Hero Image
- Spad

Own Up, Which One of You Broke The Website?

Our infrastructure can be broadly split into three categories: Public Facing, Internal, and Builders.The latter should be pretty self-explanatory and are a mix of amd64 and aarch64 boxes that build all our images. Internal services include things like our wiki, monitoring and metrics, automation, Discord bots, etc. The bulk of our public facing services - our website, Discourse forums, Fleet, Info, and Status pages - are hosted on Digital Ocean droplets, however, we use a number of different hosting providers for our other services, in part because it's wise to distribute your eggs, in part because DO don't offer arm droplets, and in part because running 24/7 droplets of the required number and spec for our builders would simply be more expensive than more traditional hosting providers.

One of the nice things about DO is that we can upload and store our own custom OS images, which makes life much easier when we want to deploy Alpine-based hosts, for example, and they also offer much more detailed metrics and monitoring than our other hosting providers, which really helps with making sure we've got everything sized correctly and aren't overpaying or underperforming. They do also offer a Container Registry service, but it's designed for private, internal use, and their largest offering is only 100 GB storage, which we would burn through in no time (Webtop alone accounts for over 3Tb of images).
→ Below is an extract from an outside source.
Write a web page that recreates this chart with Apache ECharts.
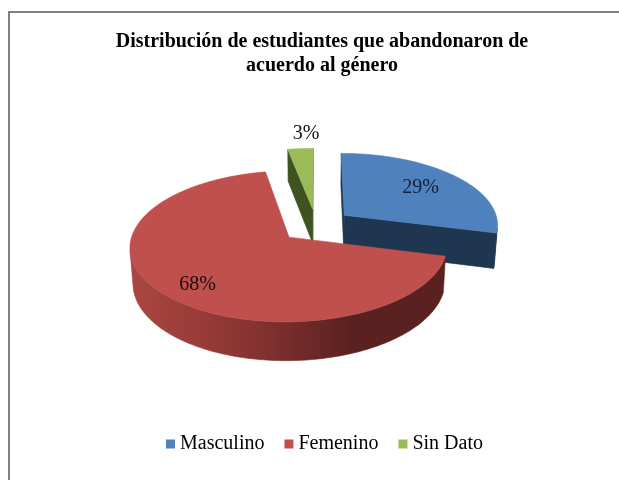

In the 4 years I've been part of Linuxserver I don't think we've had a single outage across our droplets, which is honestly quite impressive, and with weekly backups (daily now available) and on-demand snapshots we've got some pretty solid reliability for our services. However, even the best hosting provider can't protect you against someone screwing up while managing a box and so we've taken some additional steps to try and protect ourselves.

Monitoring

Beyond the metrics and alerting provided by DO, we use Gatus to monitor our services for outages, and it doubles as a public status page. If something goes down we know about it within a few minutes, rather than relying on chance or annoyed users notifying us about it. We also monitor a number of 3rd party services that we rely heavily on, such as the Docker registries and the Github API so that when users complain about not being able to pull images we know if there's a wider issue.

Pre-Prod

We operate a pre-production clone of our live website that allows us to test upgrades and changes without making us look too stupid when everything breaks. We were "inspired" to set it up after an upgrade to Grav (our CMS) broke our custom CSS, and it's already paid dividends.

Version Control

Did you know that Docker Compose can pull from a remote git repo? No? I'm not surprised as it's an experimental feature and very lightly documented. In fact this blog post was the only official place outside of the Docker git repos that I found reference to it. The TL;DR is if you set COMPOSE_EXPERIMENTAL_GIT_REMOTE=true you can then include the repo:

include:
  - git@github.com:linuxserver/infra.git#main:website/compose.yml

in your compose.yml and Docker will retrieve all your config from that path in git without the need to manually clone and pull repos and remember to keep them up to date. What it also means is that I can't jump onto a droplet, edit the compose project, make a typo, and bring everything down. Instead I have to open a PR against the repo, get it approved & merged, and then compose will integrate those changes - and if it still breaks something then it's the fault of whoever approved the PR, rather than me. You can see an example of one of these repos here in our Labs org.

Long Term Support

Our next big exercise will be upgrading all of our Ubuntu hosts from Jammy to Noble; something we'll look to do over the next few months. It would really be an ideal opportunity to test our resiliency and instead spin up new Noble droplets, restore the config and data onto them, and then flip DNS to the new host. To paraphrase Bender, quoting God, if we do things right, people won’t be sure we’ve done anything at all.